NCC
Shares of infrastructure major NCC Ltd. faced intense selling pressure, plunging nearly 10% to a new 52-week low on February 19, 2026. The sharp decline was triggered by an order from the National Highways Authority of India (NHAI) debarring the company and its step-down subsidiary, OB Infrastructure Limited, from participating in new highway tenders for a period of two years. This development has raised concerns among investors about the company's future order inflows, despite clarifications that its existing projects remain unaffected.
The market's reaction to the NHAI order was swift and severe. The stock opened at Rs. 137.43 on the NSE and quickly fell to an intraday low of Rs. 135, marking a 9.8% drop from its previous close. This price level represents the lowest point for the stock in over two years. Although the shares staged a partial recovery later in the session to trade around Rs. 147.88, the initial crash reflected significant investor anxiety. The heavy trading volume, with 15.4 million shares changing hands on the NSE, underscored the market's negative sentiment following the news.
The debarment order, effective from February 17, 2026, prohibits NCC Limited and OB Infrastructure from bidding for any new projects issued by the NHAI for two years. This restriction applies to various roles, including concessionaire, contractor, EPC contractor, and consortium member. The company has stated that it is currently reviewing the order and plans to take appropriate legal steps. Crucially, NCC clarified that the ban does not impact its substantial existing order book or any ongoing projects, which will continue as planned.
The punitive action from NHAI stems from a long-standing dispute related to a highway project in Uttar Pradesh. The project, which involved sections of NH-25 and NH-2, was executed by OB Infrastructure under a Build-Operate-Transfer (BOT) annuity agreement signed in 2006. NCC contends that the project delays were caused by breaches on NHAI's part, including a failure to hand over the required land in a timely manner. OB Infrastructure had previously initiated arbitration proceedings against NHAI and secured a favorable award in November 2024. However, NHAI has challenged this award in the Delhi High Court, where the matter is currently pending. NCC claims the debarment order was issued while arbitral proceedings were still ongoing and without providing the company a fair hearing, which it argues violates the principles of natural justice.
Despite the negative sentiment, NCC's current operational foundation appears stable due to its robust order book. As of the third quarter of FY26, the company's consolidated order book stood at a strong Rs. 79,571 crore, with the standalone order book at Rs. 72,748 crore. This provides significant revenue visibility for the medium term. However, the two-year ban on bidding for new NHAI projects could create a gap in future order inflows from the crucial transportation segment, which currently constitutes 22% of its order book. The financial impact will depend on the business opportunities that arise during the debarment period and the company's ability to secure projects in other sectors.

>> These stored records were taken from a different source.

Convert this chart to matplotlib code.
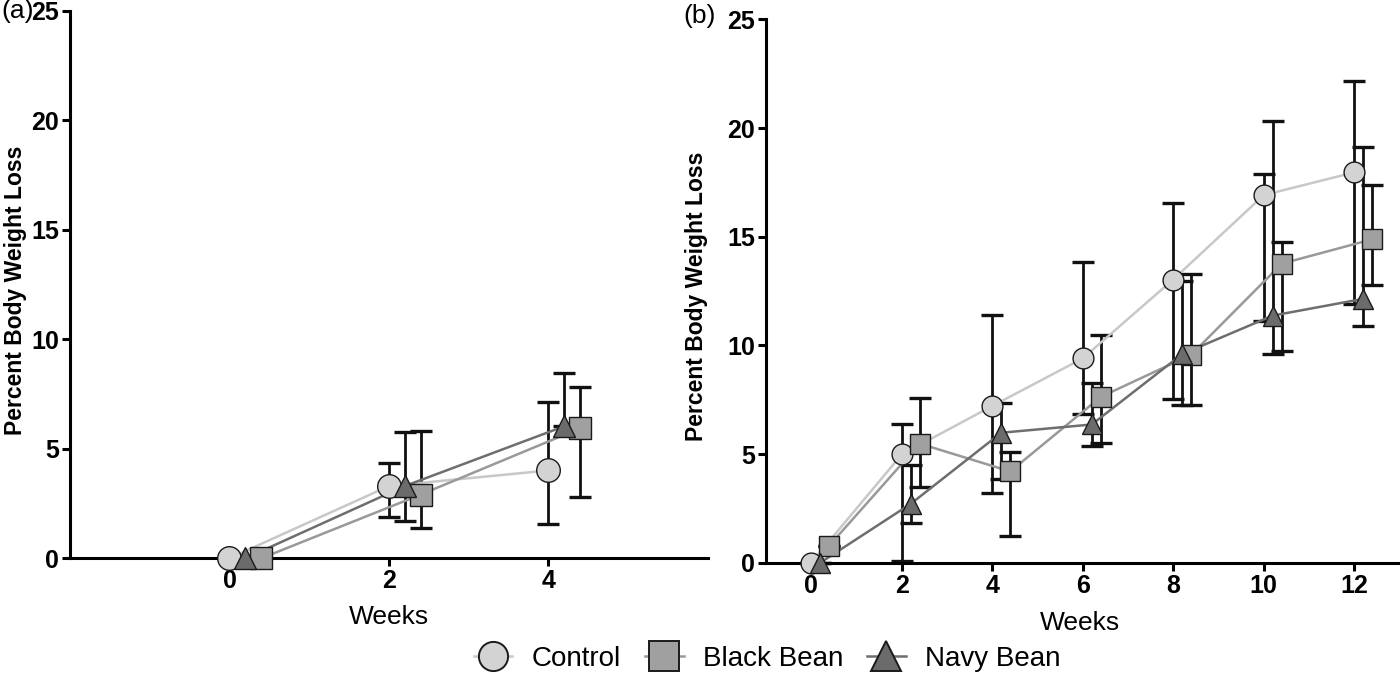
import matplotlib
matplotlib.use("Agg")
import matplotlib.pyplot as plt
from matplotlib.lines import Line2D
import numpy as np

plt.rcParams['font.family'] = ['Liberation Sans', 'DejaVu Sans']

# Panel (a): 4 semanas
weeks_a = [0, 2, 4]
control_a = [0, 3.30, 4.01]
control_a_hi = [0, 4.37, 7.13]
control_a_lo = [0, 1.90, 1.57]
black_a = [0, 2.91, 5.94]
black_a_hi = [0, 5.83, 7.84]
black_a_lo = [0, 1.38, 2.82]
navy_a = [0, 3.30, 6.03]
navy_a_hi = [0, 5.77, 8.44]
navy_a_lo = [0, 1.72, 6.03]

# Panel (b): 12 semanas
weeks_b = [0, 2, 4, 6, 8, 10, 12]
control_b = [0, 4.98, 7.21, 9.40, 13.03, 16.91, 17.96]
control_b_hi = [0, 6.40, 11.42, 13.83, 16.55, 17.87, 22.15]
control_b_lo = [0, 0.08, 3.23, 6.86, 7.55, 11.14, 11.91]
black_b = [0.79, 5.48, 4.20, 7.63, 9.57, 13.76, 14.88]
black_b_hi = [0.79, 7.60, 5.10, 10.49, 13.30, 14.76, 17.38]
black_b_lo = [0.79, 3.48, 1.23, 5.49, 7.26, 9.75, 12.79]
navy_b = [0, 2.71, 5.98, 6.36, 9.60, 11.37, 12.14]
navy_b_hi = [0, 4.51, 7.37, 8.29, 12.94, 20.33, 19.12]
navy_b_lo = [0, 1.85, 3.85, 5.39, 7.26, 9.60, 10.91]

groups = ['Control', 'Black Bean', 'Navy Bean']
nudge = {'Control': 0.0, 'Black Bean': 0.4, 'Navy Bean': 0.2}
marker = {'Control': 'o', 'Black Bean': 's', 'Navy Bean': '^'}
face = {'Control': '#d3d3d3', 'Black Bean': '#a0a0a0', 'Navy Bean': '#6b6b6b'}
line_col = {'Control': '#c8c8c8', 'Black Bean': '#999999', 'Navy Bean': '#6e6e6e'}


def serie(ax, weeks, y, hi, lo, g, ms):
    x = np.array(weeks) + nudge[g]
    y = np.array(y)
    yerr = [y - np.array(lo), np.array(hi) - y]
    ax.errorbar(x, y, yerr=yerr, fmt='none', ecolor='#111111', elinewidth=2.0,
                capsize=8, capthick=2.4, zorder=2, clip_on=False)
    ax.plot(x, y, '-', color=line_col[g], lw=1.8, zorder=3, clip_on=False)
    ax.plot(x, y, linestyle='none', marker=marker[g], ms=ms, mfc=face[g],
            mec='#1a1a1a', mew=1.0, zorder=4, clip_on=False)


def ejes(ax, xlim, xticks, ylab_x, xlab_x, xlab_y):
    ax.set_xlim(*xlim)
    ax.set_ylim(0, 25)
    ax.set_xticks(xticks)
    ax.set_yticks([0, 5, 10, 15, 20, 25])
    for s in ['top', 'right']:
        ax.spines[s].set_visible(False)
    for s in ['left', 'bottom']:
        ax.spines[s].set_linewidth(2.2)
    ax.tick_params(direction='out', length=6, width=2.2, labelsize=18, pad=2)
    for t in ax.get_xticklabels() + ax.get_yticklabels():
        t.set_fontweight('bold')
    ax.set_ylabel('Percent Body Weight Loss', fontsize=16.5, fontweight='bold')
    ax.yaxis.set_label_coords(ylab_x, 0.49)
    ax.set_xlabel('Weeks', fontsize=19)
    ax.xaxis.set_label_coords(xlab_x, xlab_y)


fig = plt.figure(figsize=(14, 6.78), dpi=100)
ax1 = fig.add_axes([0.05, 0.1766, 0.4557, 0.8076])
ax2 = fig.add_axes([0.5471, 0.170, 0.4525, 0.8015])

serie(ax1, weeks_a, control_a, control_a_hi, control_a_lo, 'Control', 17)
serie(ax1, weeks_a, black_a, black_a_hi, black_a_lo, 'Black Bean', 16)
serie(ax1, weeks_a, navy_a, navy_a_hi, navy_a_lo, 'Navy Bean', 16)

serie(ax2, weeks_b, control_b, control_b_hi, control_b_lo, 'Control', 15)
serie(ax2, weeks_b, black_b, black_b_hi, black_b_lo, 'Black Bean', 14)
serie(ax2, weeks_b, navy_b, navy_b_hi, navy_b_lo, 'Navy Bean', 14)

ejes(ax1, (-2, 6), [0, 2, 4], -0.067, 0.5, -0.085)
ejes(ax2, (-1, 13), [0, 2, 4, 6, 8, 10, 12], -0.091, 0.495, -0.089)

fig.text(0.001, 0.984, '(a)', fontsize=19, va='center', ha='left')
fig.text(0.488, 0.976, '(b)', fontsize=19, va='center', ha='left')

handles = [Line2D([], [], color=line_col[g], lw=1.8, marker=marker[g], ms=21,
                  mfc=face[g], mec='#1a1a1a', mew=1.4) for g in groups]
fig.legend(handles, groups, loc='center', bbox_to_anchor=(0.548, 0.028), ncol=3,
           frameon=False, fontsize=20, handlelength=1.4, columnspacing=0.85,
           handletextpad=0.7, borderpad=0.2)

fig.savefig('out.png', dpi=100)
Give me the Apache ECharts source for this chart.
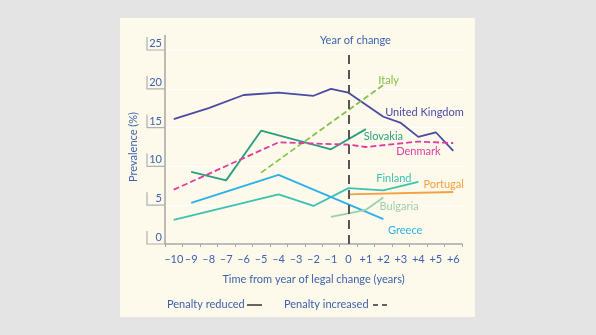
<!DOCTYPE html>
<html>
<head>
<meta charset="utf-8">
<script src="https://cdn.jsdelivr.net/npm/echarts@6/dist/echarts.min.js"></script>
<style>
  html, body { margin: 0; padding: 0; background: #e4e4e4; }
  #chart { width: 596px; height: 335px; }
</style>
</head>
<body>
<div id="chart"></div>
<script>
// Years relative to the year the law changed
const years = ['–10','–9','–8','–7','–6','–5','–4','–3','–2','–1','0','+1','+2','+3','+4','+5','+6'];
const yTicks = [0, 5, 10, 15, 20, 25];

// Prevalence (%) per country, null where no survey year
const unitedKingdom = [16.1, null, 17.5, null, 19.2, null, 19.5, null, 19.1, 20.0, 19.5, null, 16.4, 15.6, 13.8, 14.4, 12.0];
const italy         = [null, null, null, null, null, 9.2, null, null, null, null, null, null, 20.5, null, null, null, null];
const slovakia      = [null, 9.3, null, 8.2, null, 14.6, null, null, null, 12.2, null, 14.8, null, null, null, null, null];
const denmark       = [7.0, null, null, null, null, null, 13.1, null, null, null, 12.8, 12.5, null, null, 13.2, null, 13.0];
const finland       = [3.1, null, null, null, null, null, 6.4, null, 4.9, null, 7.2, null, 6.9, null, 8.0, null, null];
const greece        = [null, 5.3, null, null, null, null, 8.9, null, null, null, null, null, 3.2, null, null, null, null];
const portugal      = [null, null, null, null, null, null, null, null, null, null, 6.4, null, null, null, null, null, 6.7];
const bulgaria      = [null, null, null, null, null, null, null, null, null, 3.5, null, 4.4, 6.0, null, null, null, null];

// Name tags next to each line: [years from change, percent]
const tagAnchors = {
  'Italy':          [2.3, 21.1],
  'United Kingdom': [4.35, 16.9],
  'Slovakia':       [2.0, 13.8],
  'Denmark':        [4.0, 11.9],
  'Finland':        [2.6, 8.5],
  'Portugal':       [5.45, 7.7],
  'Bulgaria':       [2.9, 4.8],
  'Greece':         [3.25, 1.8]
};

const FONT = 'Lato, "Noto Sans", sans-serif';
const TEXT_BLUE = '#3d62ad';

const countries = [
  { name: 'United Kingdom', data: unitedKingdom, color: '#4a4aa6', dashed: false },
  { name: 'Italy',          data: italy,         color: '#84c24c', dashed: true },
  { name: 'Slovakia',       data: slovakia,      color: '#2a9e80', dashed: false },
  { name: 'Denmark',        data: denmark,       color: '#e03a9f', dashed: true },
  { name: 'Finland',        data: finland,       color: '#3cc2b2', dashed: false },
  { name: 'Greece',         data: greece,        color: '#2cb0e8', dashed: false },
  { name: 'Portugal',       data: portugal,      color: '#f4a03e', dashed: false },
  { name: 'Bulgaria',       data: bulgaria,      color: '#9dcfab', dashed: false }
];

const chart = echarts.init(document.getElementById('chart'), null, { renderer: 'canvas' });

const series = countries.map(c => ({
  name: c.name,
  type: 'line',
  data: c.data,
  connectNulls: true,
  showSymbol: false,
  symbol: 'none',
  animation: false,
  z: 3,
  lineStyle: { color: c.color, width: 1.8, type: c.dashed ? [6, 3] : 'solid' }
}));

// Vertical dashed marker at the year of change
series.push({
  name: 'change',
  type: 'line',
  data: [],
  animation: false,
  markLine: {
    silent: true,
    symbol: 'none',
    animation: false,
    lineStyle: { color: '#555', width: 2, type: [9, 6] },
    label: {
      show: true,
      position: 'end',
      formatter: 'Year of change',
      color: TEXT_BLUE,
      fontFamily: FONT,
      fontSize: 11,
      offset: [7, 1]
    },
    data: [{ xAxis: '0' }]
  }
});

chart.setOption({
  backgroundColor: '#e4e4e4',
  animation: false,
  grid: { left: 165, right: 134, top: 50, bottom: 91 },
  xAxis: {
    type: 'category',
    data: years,
    boundaryGap: true,
    name: 'Time from year of legal change (years)',
    nameLocation: 'middle',
    nameGap: 30,
    nameTextStyle: { color: TEXT_BLUE, fontFamily: FONT, fontSize: 11 },
    axisLine: { lineStyle: { color: '#a6a6a6', width: 1.5 } },
    axisTick: { show: true, length: 3, lineStyle: { color: '#a6a6a6' } },
    axisLabel: { color: TEXT_BLUE, fontFamily: FONT, fontSize: 11, margin: 10, interval: 0 },
    splitLine: { show: false }
  },
  yAxis: {
    type: 'value',
    min: 0,
    max: 25,
    interval: 5,
    name: 'Prevalence (%)',
    nameLocation: 'middle',
    nameGap: 26,
    nameRotate: 90,
    nameTextStyle: { color: TEXT_BLUE, fontFamily: FONT, fontSize: 11 },
    axisLine: { show: false },
    axisTick: { show: false },
    axisLabel: {
      color: TEXT_BLUE, fontFamily: FONT, fontSize: 11, margin: 3,
      verticalAlign: 'bottom', padding: [0, 0, 1, 0]
    },
    splitLine: { show: true, lineStyle: { color: '#ffffff', width: 1.2 } }
  },
  series: series
});

// Decorations that follow the axis scale: y-axis line, tick brackets and the line tags
function px(xIndex, value) {
  return chart.convertToPixel({ xAxisIndex: 0, yAxisIndex: 0 }, [xIndex, value]);
}
const zeroIdx = years.indexOf('0');
const stepX = px(1, 0)[0] - px(0, 0)[0];
const axisX = px(0, 0)[0] - stepX / 2;
const graphics = [];

// cream plot panel
graphics.push({
  type: 'rect', z: -10, silent: true,
  shape: { x: 120, y: 18, width: 355, height: 299 },
  style: { fill: '#fdf9eb' }
});

// y-axis line, running a little above the top tick
const yTop = px(0, 25)[1];
const yBottom = px(0, 0)[1];
graphics.push({
  type: 'line', z: 5, silent: true,
  shape: { x1: axisX, y1: yBottom, x2: axisX, y2: yTop - 15 },
  style: { stroke: '#a6a6a6', lineWidth: 1.5 }
});

// bracket under each y tick label
yTicks.forEach(v => {
  const y = px(0, v)[1];
  graphics.push({
    type: 'polyline', z: 5, silent: true,
    shape: { points: [[axisX - 18, y - 13], [axisX - 18, y], [axisX, y]] },
    style: { stroke: '#b0b0b0', lineWidth: 1.2, fill: null }
  });
});

// tags beside each line
countries.forEach(c => {
  const a = tagAnchors[c.name];
  if (!a) return;
  const base = px(zeroIdx, a[1]);
  graphics.push({
    type: 'text', z: 6, silent: true,
    x: base[0] + a[0] * stepX, y: base[1],
    style: {
      text: c.name, fill: c.color, font: '11px ' + FONT,
      textAlign: 'center', textVerticalAlign: 'middle'
    }
  });
});

// line-style key
graphics.push(
  { type: 'text', z: 6, silent: true, x: 167, y: 304,
    style: { text: 'Penalty reduced', fill: TEXT_BLUE, font: '11px ' + FONT, textAlign: 'left', textVerticalAlign: 'middle' } },
  { type: 'line', z: 6, silent: true, shape: { x1: 247, y1: 305, x2: 262, y2: 305 },
    style: { stroke: '#333', lineWidth: 1.5 } },
  { type: 'text', z: 6, silent: true, x: 284, y: 304,
    style: { text: 'Penalty increased', fill: TEXT_BLUE, font: '11px ' + FONT, textAlign: 'left', textVerticalAlign: 'middle' } },
  { type: 'line', z: 6, silent: true, shape: { x1: 373, y1: 305, x2: 387, y2: 305 },
    style: { stroke: '#333', lineWidth: 1.5, lineDash: [5, 4] } }
);

chart.setOption({ graphic: graphics });
</script>
</body>
</html>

Investor confidence in NCC was already fragile following the company's weak financial results for the third quarter of fiscal year 2026, reported on February 5th. The company posted a 13.4% year-on-year decline in revenue to Rs. 4,043 crore, attributed to slower project execution. Profitability also took a hit, with net profit falling 36.6% to Rs. 122 crore and EBITDA declining by 20.1% to Rs. 327.3 crore. The combination of muted earnings and the subsequent NHAI ban created a perfect storm, leading to the sharp correction in the stock price.
Despite the near-term challenges, some analysts maintain a cautiously optimistic long-term view. Brokerage firm ICICI Direct, for instance, acknowledged the negative sentiment but highlighted NCC's strong, diversified order book as a key strength. They believe the company is well-positioned to capitalize on opportunities in buildings, water, mining, and electrical infrastructure. While cutting the target price for the stock from Rs. 235 to Rs. 180, the brokerage has maintained a 'Buy' rating, citing the potential for execution to improve and the company's solid footing outside the highway sector.
The two-year debarment by NHAI is a significant setback for NCC, creating uncertainty around its ability to secure new highway projects, a key revenue stream. The immediate market reaction reflects this concern, compounded by the company's recent weak quarterly performance. However, NCC's large and diversified existing order book provides a substantial cushion against the immediate impact. The company's path forward will likely involve a legal challenge to the debarment order while simultaneously focusing on execution and securing new projects in other infrastructure segments to mitigate the impact on its growth trajectory.